Kuwait too has been an important player in trying to reduce tensions between Qatar and the other Arab states. In December 2020, the Foreign Minister of Kuwait, Al Sabah had hinted at progress in this direction, though Qatar had stated that it would only accept any agreement which was fair.
The Saudi Factor
There are two important factors behind this agreement. First, that the Saudi’s want to send a positive message to the incoming Biden Administration. Joe Biden has been critical of the Saudi Arabia’s poor track record on Human Rights, and dubbed it as a ‘pariah state’ also saying that a Biden administration will re-assess ties with Riyadh, and has accused Trump of being soft vis-à-vis the Saudis. On the other hand, the Trump Administration, especially Kushner, is taking credit for the removal of the Saudi-led blockade on Qatar with one senior official dubbing it as a massive breakthrough that “will allow for travel among the countries as well as goods. It will lead to more stability in the region.”

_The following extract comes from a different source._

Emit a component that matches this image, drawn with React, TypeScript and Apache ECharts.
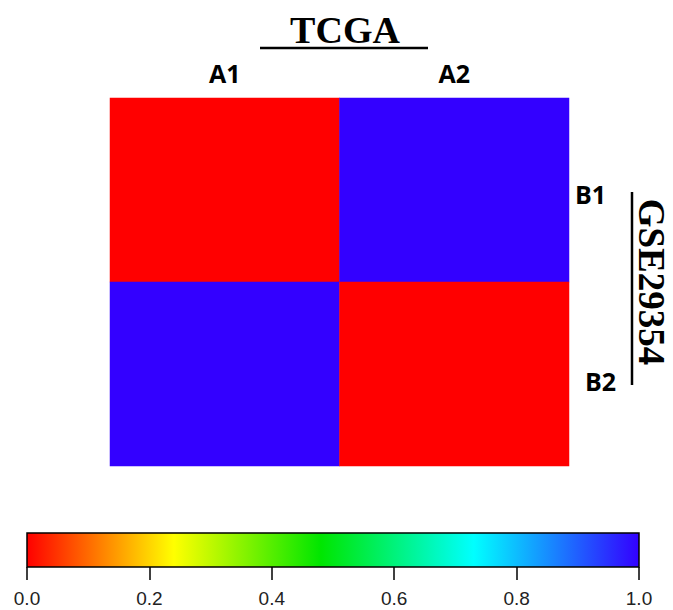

After the Abraham Accords signed in September 2020, through which relations were normalized between Bahrain, UAE and Israel, the Trump Administration would like to dub this agreement as another major success in term of its Middle East Policy. Riyadh too is likely to take credit for its role in reducing tensions with Qatar which is home to the US’ largest American military facility in the Middle East – the Al Udeid Air Base.
The Iran Factor
The second important part is the Iran factor. Saudi Arabia is wary of Biden Administration’s possible outreach to Iran, and it has sought to isolate Iran through this step. As a result of the embargo, Qatar had moved much closer to both Turkey and Iran. Iranian air space was being used since the blockade of 2017 which had led to an increase in Iranian air traffic by 17%. After signing the agreement, Qatar has made it clear that it’s relations vis-à-vis Iran and Turkey are unlikely to be affected and that it would follow an independent foreign policy.
A number of economic and geo-political factors have resulted in the removal of the embargo on Qatar. While it is likely to reduce tensions, there are some major divergences between Qatar and other Arab countries on crucial foreign policy issues, especially with respect to Iran. Qatar is unlikely to accept any conditionality, and is unlikely to re-orient its foreign policy significantly. It would also be interesting to see how the incoming Biden Administration views the role of Saudi Arabia in this agreement and removal of the Qatar blockade.